Let $X$ be a Metric space and $x\neq y$. Show that $d(x,y):= \epsilon > 0$ and I am given as a hint to show that that $B_{ \frac{\epsilon}{2}}(x)\cap B_{ \frac{\epsilon}{2}}(y)=\varnothing$
My idea:
Assume that $B_{ \frac{\epsilon}{2}}(x)\cap B_{ \frac{\epsilon}{2}}(y)\neq\varnothing \Rightarrow z \in B_{ \frac{\epsilon}{2}}(x)\cap B_{ \frac{\epsilon}{2}}(y)\Rightarrow \epsilon :=d(x,y)\leq d(x,z)+d(z,y)<\epsilon$ which is a contradiction. Thus $B_{ \frac{\epsilon}{2}}(x)\cap B_{ \frac{\epsilon}{2}}(y)=\varnothing$
I have shown the hint, but how does this prove that $\epsilon > 0$?

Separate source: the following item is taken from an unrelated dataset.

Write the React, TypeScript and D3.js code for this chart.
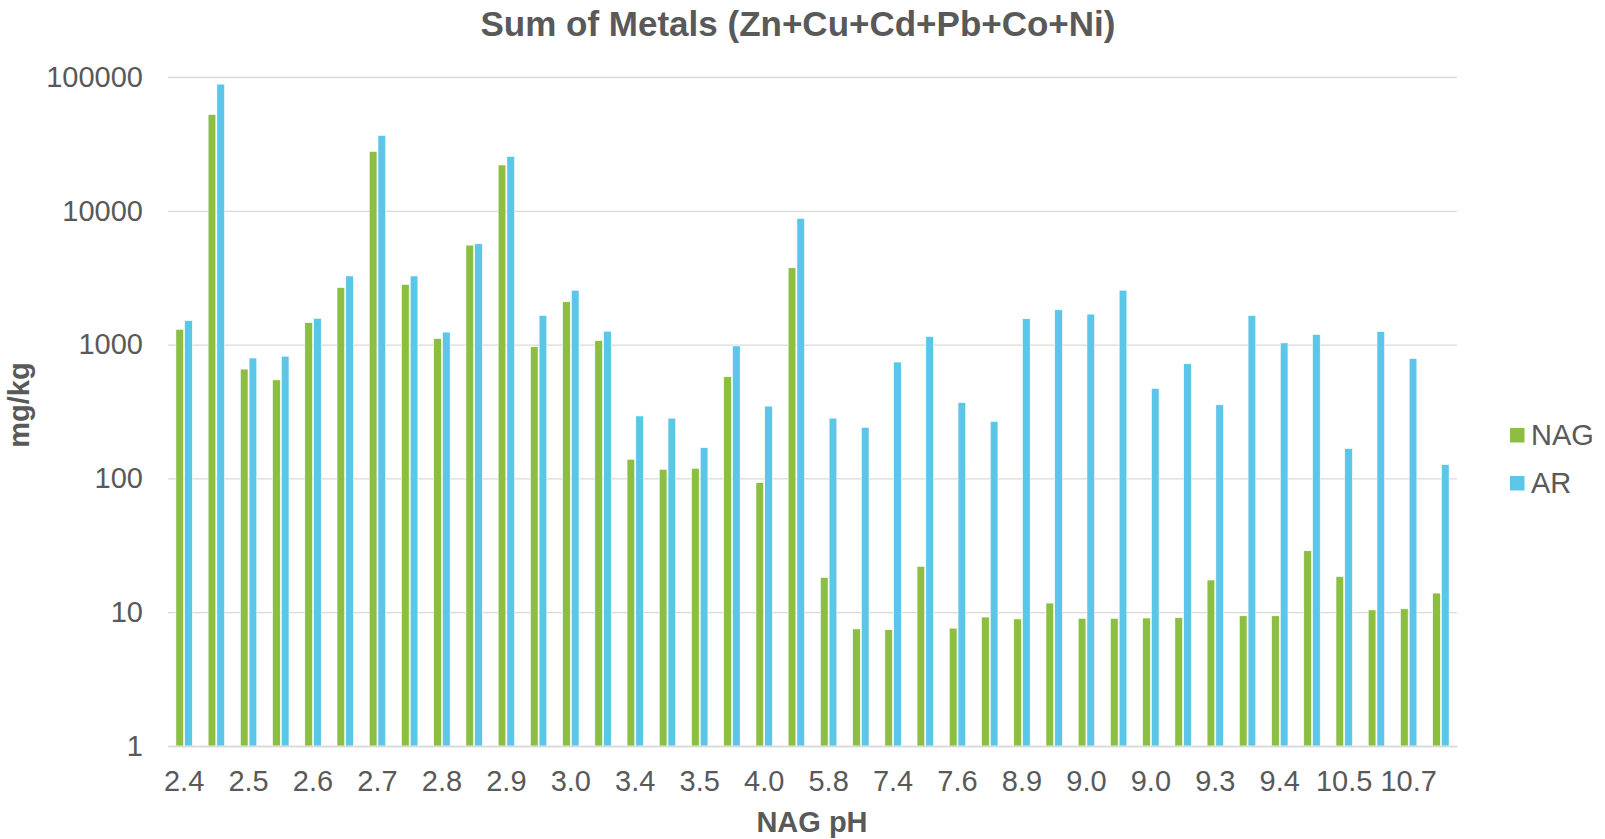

In the definition of a metric, there is the clause (Or a variation of it):
$$\forall x,y \in X: d(x,y)=0 \iff x=y\tag{1}$$
Plus the fact that $d$ is defined a function from $X \times X \to \mathbb{R}^+$ (So that all values are $\ge 0$ implicitly) or as an a function to $\mathbb{R}$ with an extra explicit
$$\forall x,y \in X: d(x,y) \ge 0\tag{2}$$
The combination of these facts gives that if $x \neq y$, then $d(x,y) \ge 0$ by (2), or its implicit version, but $d(x,y)=0$ is ruled out (1), as $d(x,y)=0$ would imply $x=y$ while we know that $x \neq y$. And if a real number is $\ge 0$ but not $0$ by definition it's $>0$.